▶ _WHAT TO WORK ON_:
Return the records from the first line through the line containing "(0,0) circle (194pt);", and leave out the pictures.

_ _ _

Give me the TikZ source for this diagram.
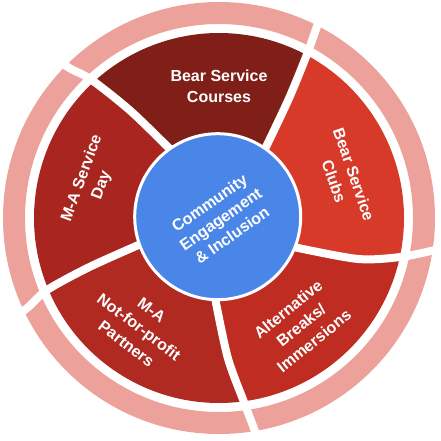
\documentclass[tikz,border=0pt]{standalone}
\usepackage{fontspec}
\setmainfont{Liberation Sans}
\definecolor{ringpink}{RGB}{236,162,155}
\definecolor{coursered}{RGB}{127,31,23}
\definecolor{clubred}{RGB}{216,58,42}
\definecolor{breakred}{RGB}{190,44,34}
\definecolor{partnerred}{RGB}{176,42,33}
\definecolor{dayred}{RGB}{168,38,31}
\definecolor{hubblue}{RGB}{74,134,232}

\begin{document}
\begin{tikzpicture}[x=1pt,y=1pt,
    gapline/.style={color=white,line width=8pt},
    seglabel/.style={text=white,align=center,inner sep=0pt,
      font=\fontsize{16}{21}\selectfont\bfseries}]
\useasboundingbox (-219,-223) rectangle (221,218);

\fill[color=ringpink,even odd rule] (0,0) circle (216pt) (0,0) circle (194pt);

\fill[color=clubred] (0,0) -- plot[smooth] coordinates {(-21.5:78pt) (-16.5:144pt) (-12.2:185pt)}
  arc[start angle=-12.2,end angle=61.7,radius=185pt]
  -- plot[smooth] coordinates {(61.7:185pt) (59.6:137pt) (55.8:78pt)} -- cycle;
\fill[color=coursered] (0,0) -- plot[smooth] coordinates {(55.8:78pt) (59.6:137pt) (61.7:185pt)}
  arc[start angle=61.7,end angle=132.7,radius=185pt]
  -- plot[smooth] coordinates {(132.7:185pt) (129.5:138pt) (124.6:78pt)} -- cycle;
\fill[color=dayred] (0,0) -- plot[smooth] coordinates {(124.6:78pt) (129.5:138pt) (132.7:185pt)}
  arc[start angle=132.7,end angle=202.7,radius=185pt]
  -- plot[smooth] coordinates {(202.7:185pt) (200.7:138pt) (198.1:78pt)} -- cycle;
\fill[color=partnerred] (0,0) -- plot[smooth] coordinates {(198.1:78pt) (200.7:138pt) (202.7:185pt)}
  arc[start angle=202.7,end angle=277.6,radius=185pt]
  -- plot[smooth] coordinates {(277.6:185pt) (273.5:139pt) (266.8:78pt)} -- cycle;
\fill[color=breakred] (0,0) -- plot[smooth] coordinates {(266.8:78pt) (273.5:139pt) (277.6:185pt)}
  arc[start angle=277.6,end angle=347.8,radius=185pt]
  -- plot[smooth] coordinates {(347.8:185pt) (343.5:144pt) (338.5:78pt)} -- cycle;

% curved gaps through sectors and ring
\draw[gapline] plot[smooth] coordinates {(-21.5:78pt) (-16.5:144pt) (-12.2:185pt) (-8.8:215pt) (-7.5:228pt)};
\draw[gapline] plot[smooth] coordinates {(55.8:78pt) (59.6:137pt) (61.7:185pt) (62.8:212pt) (63.3:228pt)};
\draw[gapline] plot[smooth] coordinates {(124.6:78pt) (129.5:138pt) (132.7:188pt) (134.8:210pt) (135.8:228pt)};
\draw[gapline] plot[smooth] coordinates {(198.1:78pt) (200.7:138pt) (202.7:186pt) (205:210pt) (206:228pt)};
\draw[gapline] plot[smooth] coordinates {(266.8:78pt) (273.5:139pt) (277.6:184pt) (279.3:211pt) (280:228pt)};

\draw[color=white,line width=3pt,fill=hubblue] (-1.3,1.3) circle (83pt);

\node[seglabel] (courses) at (0,132) {Bear Service\\Courses};
\node[seglabel,rotate=-71] (clubs) at (125,40) {Bear Service\\Clubs};
\node[seglabel,rotate=39,font=\fontsize{16}{20.6}\selectfont\bfseries] (breaks) at (82,-107) {Alternative\\Breaks/\\Immersions};
\node[seglabel,rotate=-37] (partners) at (-80,-109) {M-A\\Not-for-profit\\Partners};
\node[seglabel,rotate=70] (serviceday) at (-127,36) {M-A Service\\Day};
\node[seglabel,rotate=35,font=\fontsize{16}{19.6}\selectfont\bfseries] (hub) at (1.7,-1) {Community\\Engagement\\\& Inclusion};

\end{tikzpicture}
\end{document}
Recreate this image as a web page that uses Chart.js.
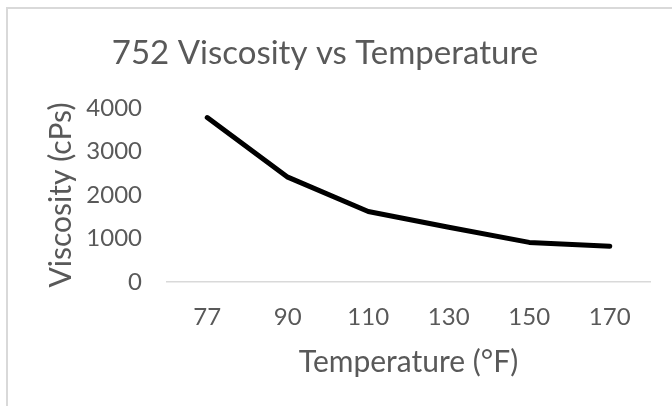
<!DOCTYPE html>
<html>
<head>
<meta charset="utf-8">
<script src="https://cdn.jsdelivr.net/npm/chart.js@4"></script>
<style>
  html, body { margin: 0; padding: 0; background: #fff; overflow: hidden; }
  #wrap { position: relative; width: 672px; height: 406px; }
  #frame {
    position: absolute; left: 6px; top: 7px; width: 700px; height: 500px;
    border-left: 2px solid #d9d9d9; border-top: 2px solid #d9d9d9;
  }
  canvas { position: absolute; left: 0; top: 0; }
</style>
</head>
<body>
<div id="wrap">
  <div id="frame"></div>
  <canvas id="chart" width="672" height="406"></canvas>
</div>
<script>
// data
const temperatures = ['77', '90', '110', '130', '150', '170'];
const viscosity = [3780, 2410, 1620, 1260, 910, 820];
const yTicks = [0, 1000, 2000, 3000, 4000];

const fontFamily = 'Lato, "Open Sans", sans-serif';
const grey = '#595959';

const ctx = document.getElementById('chart').getContext('2d');
new Chart(ctx, {
    type: 'line',
    data: {
        labels: temperatures,
        datasets: [{
            data: viscosity,
            borderColor: '#000',
            borderWidth: 5,
            borderJoinStyle: 'round',
            borderCapStyle: 'round',
            pointRadius: 0,
            tension: 0,
            fill: false
        }]
    },
    options: {
        responsive: false,
        animation: false,
        layout: { padding: { left: 0, right: 22, top: 0, bottom: 0 } },
        plugins: {
            legend: { display: false },
            tooltip: { enabled: false },
            title: {
                display: true,
                text: '752 Viscosity vs Temperature',
                color: grey,
                font: { family: fontFamily, size: 33, weight: 'normal' },
                padding: { top: 34, bottom: 34.4 }
            }
        },
        scales: {
            x: {
                type: 'category',
                offset: true,
                grid: { display: false, drawTicks: false },
                border: { display: true, color: '#d9d9d9', width: 1.5 },
                ticks: {
                    color: grey,
                    padding: 21,
                    maxRotation: 0,
                    font: { family: fontFamily, size: 24 }
                },
                title: {
                    display: true,
                    text: 'Temperature (°F)',
                    color: grey,
                    font: { family: fontFamily, size: 30 },
                    padding: { top: 0, bottom: 26 }
                },
                afterFit(scale) { scale.height = 124; }
            },
            y: {
                min: 0,
                max: 4000,
                afterBuildTicks(scale) {
                    scale.ticks = yTicks.map(v => ({ value: v }));
                },
                grid: { display: false, drawTicks: false },
                border: { display: false },
                ticks: {
                    color: grey,
                    padding: 25,
                    font: { family: fontFamily, size: 24 },
                    callback: v => String(v)
                },
                title: {
                    display: true,
                    text: 'Viscosity (cPs)',
                    color: grey,
                    font: { family: fontFamily, size: 30 },
                    padding: { top: 43, bottom: 0 }
                },
                afterFit(scale) { scale.width = 167; }
            }
        }
    }
});
</script>
</body>
</html>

_ _ _

▶ _RESULT OF THIS TASK_:
Give me the TikZ source for this diagram.
\documentclass[tikz,border=0pt]{standalone}
\usepackage{fontspec}
\setmainfont{Liberation Sans}
\definecolor{ringpink}{RGB}{236,162,155}
\definecolor{coursered}{RGB}{127,31,23}
\definecolor{clubred}{RGB}{216,58,42}
\definecolor{breakred}{RGB}{190,44,34}
\definecolor{partnerred}{RGB}{176,42,33}
\definecolor{dayred}{RGB}{168,38,31}
\definecolor{hubblue}{RGB}{74,134,232}

\begin{document}
\begin{tikzpicture}[x=1pt,y=1pt,
    gapline/.style={color=white,line width=8pt},
    seglabel/.style={text=white,align=center,inner sep=0pt,
      font=\fontsize{16}{21}\selectfont\bfseries}]
\useasboundingbox (-219,-223) rectangle (221,218);

\fill[color=ringpink,even odd rule] (0,0) circle (216pt) (0,0) circle (194pt);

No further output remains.